• _Raw data_:
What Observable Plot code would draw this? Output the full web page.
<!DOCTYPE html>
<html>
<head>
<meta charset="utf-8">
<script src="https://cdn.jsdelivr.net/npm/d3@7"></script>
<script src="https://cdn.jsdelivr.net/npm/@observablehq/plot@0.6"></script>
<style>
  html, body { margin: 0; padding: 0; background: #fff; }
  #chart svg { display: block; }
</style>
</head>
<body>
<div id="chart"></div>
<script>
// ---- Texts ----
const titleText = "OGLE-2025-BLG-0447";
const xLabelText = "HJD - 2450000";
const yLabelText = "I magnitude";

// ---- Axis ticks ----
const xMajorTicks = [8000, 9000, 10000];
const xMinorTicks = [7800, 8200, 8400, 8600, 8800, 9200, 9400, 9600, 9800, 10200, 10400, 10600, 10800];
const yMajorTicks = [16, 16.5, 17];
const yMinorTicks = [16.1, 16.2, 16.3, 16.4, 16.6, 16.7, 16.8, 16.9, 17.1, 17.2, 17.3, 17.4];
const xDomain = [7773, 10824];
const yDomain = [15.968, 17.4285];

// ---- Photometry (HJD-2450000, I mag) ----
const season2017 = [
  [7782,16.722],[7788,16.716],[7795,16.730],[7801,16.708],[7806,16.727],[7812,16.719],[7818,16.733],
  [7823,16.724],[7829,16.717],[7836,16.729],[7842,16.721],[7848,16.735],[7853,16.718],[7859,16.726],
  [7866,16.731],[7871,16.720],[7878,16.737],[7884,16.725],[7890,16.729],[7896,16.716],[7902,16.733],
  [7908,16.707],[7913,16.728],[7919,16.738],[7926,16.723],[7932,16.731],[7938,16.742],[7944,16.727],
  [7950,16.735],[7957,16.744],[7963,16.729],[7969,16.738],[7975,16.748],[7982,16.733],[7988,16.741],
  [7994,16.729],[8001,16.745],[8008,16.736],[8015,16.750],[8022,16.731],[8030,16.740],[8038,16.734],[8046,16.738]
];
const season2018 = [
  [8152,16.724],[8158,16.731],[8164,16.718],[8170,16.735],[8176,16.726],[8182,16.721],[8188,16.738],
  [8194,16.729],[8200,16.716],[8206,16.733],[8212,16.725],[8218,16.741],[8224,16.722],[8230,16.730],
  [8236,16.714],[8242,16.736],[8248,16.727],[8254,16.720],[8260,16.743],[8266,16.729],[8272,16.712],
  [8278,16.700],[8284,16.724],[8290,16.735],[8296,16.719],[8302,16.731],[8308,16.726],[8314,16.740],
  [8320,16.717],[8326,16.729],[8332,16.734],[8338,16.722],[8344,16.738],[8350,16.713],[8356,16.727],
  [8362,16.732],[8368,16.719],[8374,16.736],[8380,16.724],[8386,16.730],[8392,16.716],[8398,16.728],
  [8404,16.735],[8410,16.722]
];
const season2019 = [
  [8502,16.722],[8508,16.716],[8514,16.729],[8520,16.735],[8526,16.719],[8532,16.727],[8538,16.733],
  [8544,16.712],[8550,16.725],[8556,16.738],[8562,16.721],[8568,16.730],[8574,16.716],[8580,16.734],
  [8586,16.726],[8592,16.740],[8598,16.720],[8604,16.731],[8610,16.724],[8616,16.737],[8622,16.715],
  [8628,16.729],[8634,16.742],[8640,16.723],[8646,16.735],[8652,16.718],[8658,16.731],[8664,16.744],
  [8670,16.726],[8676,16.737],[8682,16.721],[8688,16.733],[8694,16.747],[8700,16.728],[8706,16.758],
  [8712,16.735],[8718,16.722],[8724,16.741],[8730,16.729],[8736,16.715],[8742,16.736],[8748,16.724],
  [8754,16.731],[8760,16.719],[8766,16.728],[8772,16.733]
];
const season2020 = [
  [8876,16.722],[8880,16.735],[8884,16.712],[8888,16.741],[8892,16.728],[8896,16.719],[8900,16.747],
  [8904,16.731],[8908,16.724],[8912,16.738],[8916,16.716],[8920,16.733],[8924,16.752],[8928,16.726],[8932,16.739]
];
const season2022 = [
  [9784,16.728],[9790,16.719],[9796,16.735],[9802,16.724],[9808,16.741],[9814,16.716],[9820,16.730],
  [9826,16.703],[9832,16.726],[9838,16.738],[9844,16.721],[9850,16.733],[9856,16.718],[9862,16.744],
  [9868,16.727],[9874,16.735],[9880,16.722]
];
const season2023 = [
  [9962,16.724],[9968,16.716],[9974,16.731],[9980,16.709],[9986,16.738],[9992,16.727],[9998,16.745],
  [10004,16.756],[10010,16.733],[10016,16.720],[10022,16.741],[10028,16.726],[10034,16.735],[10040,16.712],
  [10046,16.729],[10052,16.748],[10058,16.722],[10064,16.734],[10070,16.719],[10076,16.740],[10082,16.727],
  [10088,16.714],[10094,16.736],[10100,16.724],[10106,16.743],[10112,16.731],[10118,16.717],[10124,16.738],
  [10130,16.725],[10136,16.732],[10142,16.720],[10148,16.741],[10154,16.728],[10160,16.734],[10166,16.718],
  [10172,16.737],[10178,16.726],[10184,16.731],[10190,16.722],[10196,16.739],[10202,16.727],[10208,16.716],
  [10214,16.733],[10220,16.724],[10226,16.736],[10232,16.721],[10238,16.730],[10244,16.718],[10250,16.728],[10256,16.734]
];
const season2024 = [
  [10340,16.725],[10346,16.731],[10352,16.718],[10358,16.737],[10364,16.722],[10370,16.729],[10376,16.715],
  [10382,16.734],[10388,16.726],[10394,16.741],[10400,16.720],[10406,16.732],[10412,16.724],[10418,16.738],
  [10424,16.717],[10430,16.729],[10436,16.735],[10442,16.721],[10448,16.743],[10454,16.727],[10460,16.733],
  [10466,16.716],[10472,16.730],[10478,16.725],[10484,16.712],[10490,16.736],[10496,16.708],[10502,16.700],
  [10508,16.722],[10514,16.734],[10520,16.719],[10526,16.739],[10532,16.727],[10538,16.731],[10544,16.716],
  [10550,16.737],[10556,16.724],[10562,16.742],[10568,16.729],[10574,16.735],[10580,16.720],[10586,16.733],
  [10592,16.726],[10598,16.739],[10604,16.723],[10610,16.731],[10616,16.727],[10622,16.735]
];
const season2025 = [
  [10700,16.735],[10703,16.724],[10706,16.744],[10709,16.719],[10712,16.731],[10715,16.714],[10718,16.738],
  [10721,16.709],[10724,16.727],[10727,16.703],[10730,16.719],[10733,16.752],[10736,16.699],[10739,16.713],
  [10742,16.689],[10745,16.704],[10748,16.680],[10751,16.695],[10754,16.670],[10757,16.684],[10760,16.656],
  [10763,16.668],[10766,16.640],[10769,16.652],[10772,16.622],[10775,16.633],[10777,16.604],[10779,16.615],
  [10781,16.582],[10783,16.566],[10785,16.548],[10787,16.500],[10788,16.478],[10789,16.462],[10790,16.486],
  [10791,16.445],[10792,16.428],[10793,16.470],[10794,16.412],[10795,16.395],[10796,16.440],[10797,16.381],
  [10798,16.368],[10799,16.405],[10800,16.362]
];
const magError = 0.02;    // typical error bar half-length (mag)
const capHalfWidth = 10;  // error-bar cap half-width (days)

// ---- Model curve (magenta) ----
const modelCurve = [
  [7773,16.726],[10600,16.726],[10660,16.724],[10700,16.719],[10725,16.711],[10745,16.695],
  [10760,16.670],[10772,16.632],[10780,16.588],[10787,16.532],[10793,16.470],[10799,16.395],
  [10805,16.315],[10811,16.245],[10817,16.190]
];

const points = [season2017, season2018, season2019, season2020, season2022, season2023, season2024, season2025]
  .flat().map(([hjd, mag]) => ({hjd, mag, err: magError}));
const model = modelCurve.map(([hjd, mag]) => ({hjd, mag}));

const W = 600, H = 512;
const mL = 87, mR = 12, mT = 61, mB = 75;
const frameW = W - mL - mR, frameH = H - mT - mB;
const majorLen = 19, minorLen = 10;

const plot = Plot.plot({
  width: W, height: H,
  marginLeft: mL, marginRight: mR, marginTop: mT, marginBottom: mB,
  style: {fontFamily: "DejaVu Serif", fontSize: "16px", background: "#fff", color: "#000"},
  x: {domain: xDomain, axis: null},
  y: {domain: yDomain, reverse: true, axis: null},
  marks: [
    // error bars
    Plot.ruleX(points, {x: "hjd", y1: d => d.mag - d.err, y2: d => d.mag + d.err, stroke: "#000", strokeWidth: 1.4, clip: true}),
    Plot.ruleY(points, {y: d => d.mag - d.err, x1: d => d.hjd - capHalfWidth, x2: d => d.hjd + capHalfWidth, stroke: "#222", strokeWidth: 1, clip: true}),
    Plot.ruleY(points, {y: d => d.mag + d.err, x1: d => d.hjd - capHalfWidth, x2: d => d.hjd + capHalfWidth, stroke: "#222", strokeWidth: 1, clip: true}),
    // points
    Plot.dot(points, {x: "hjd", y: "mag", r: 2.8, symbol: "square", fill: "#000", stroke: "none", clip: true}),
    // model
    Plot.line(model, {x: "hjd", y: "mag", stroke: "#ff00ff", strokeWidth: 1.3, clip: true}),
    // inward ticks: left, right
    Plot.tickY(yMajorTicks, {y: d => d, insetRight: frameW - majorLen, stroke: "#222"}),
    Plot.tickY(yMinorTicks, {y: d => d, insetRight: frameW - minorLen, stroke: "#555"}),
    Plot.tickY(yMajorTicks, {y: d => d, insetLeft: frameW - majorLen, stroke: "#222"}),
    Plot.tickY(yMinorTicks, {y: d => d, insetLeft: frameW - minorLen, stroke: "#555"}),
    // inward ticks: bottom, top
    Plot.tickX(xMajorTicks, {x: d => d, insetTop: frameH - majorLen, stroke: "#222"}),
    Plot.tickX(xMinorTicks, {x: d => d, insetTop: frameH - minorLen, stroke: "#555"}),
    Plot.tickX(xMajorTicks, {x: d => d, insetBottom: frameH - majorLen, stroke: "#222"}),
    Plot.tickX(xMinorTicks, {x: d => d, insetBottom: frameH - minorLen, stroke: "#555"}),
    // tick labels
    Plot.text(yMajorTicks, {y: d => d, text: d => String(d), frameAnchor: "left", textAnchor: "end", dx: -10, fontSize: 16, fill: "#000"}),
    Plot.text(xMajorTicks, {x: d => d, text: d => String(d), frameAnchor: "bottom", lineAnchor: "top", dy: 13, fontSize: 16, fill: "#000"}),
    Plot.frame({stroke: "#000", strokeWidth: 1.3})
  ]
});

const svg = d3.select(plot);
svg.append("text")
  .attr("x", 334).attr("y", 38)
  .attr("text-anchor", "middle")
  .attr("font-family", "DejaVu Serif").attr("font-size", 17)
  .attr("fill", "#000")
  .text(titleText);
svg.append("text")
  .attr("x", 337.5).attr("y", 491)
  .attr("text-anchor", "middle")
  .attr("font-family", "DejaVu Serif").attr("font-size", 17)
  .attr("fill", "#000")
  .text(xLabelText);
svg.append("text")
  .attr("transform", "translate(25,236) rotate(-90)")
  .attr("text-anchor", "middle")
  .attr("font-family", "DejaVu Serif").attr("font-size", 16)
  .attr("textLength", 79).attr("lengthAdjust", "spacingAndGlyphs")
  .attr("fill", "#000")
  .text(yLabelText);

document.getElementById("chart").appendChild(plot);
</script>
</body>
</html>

• _What you need to do_: From the first line of the listing above to the line with "const yDomain = [15.968, 17.4285];", please transcribe each line exactly, both ends included, and nothing beyond that.

• _Solved problem_:
What Observable Plot code would draw this? Output the full web page.
<!DOCTYPE html>
<html>
<head>
<meta charset="utf-8">
<script src="https://cdn.jsdelivr.net/npm/d3@7"></script>
<script src="https://cdn.jsdelivr.net/npm/@observablehq/plot@0.6"></script>
<style>
  html, body { margin: 0; padding: 0; background: #fff; }
  #chart svg { display: block; }
</style>
</head>
<body>
<div id="chart"></div>
<script>
// ---- Texts ----
const titleText = "OGLE-2025-BLG-0447";
const xLabelText = "HJD - 2450000";
const yLabelText = "I magnitude";

// ---- Axis ticks ----
const xMajorTicks = [8000, 9000, 10000];
const xMinorTicks = [7800, 8200, 8400, 8600, 8800, 9200, 9400, 9600, 9800, 10200, 10400, 10600, 10800];
const yMajorTicks = [16, 16.5, 17];
const yMinorTicks = [16.1, 16.2, 16.3, 16.4, 16.6, 16.7, 16.8, 16.9, 17.1, 17.2, 17.3, 17.4];
const xDomain = [7773, 10824];
const yDomain = [15.968, 17.4285];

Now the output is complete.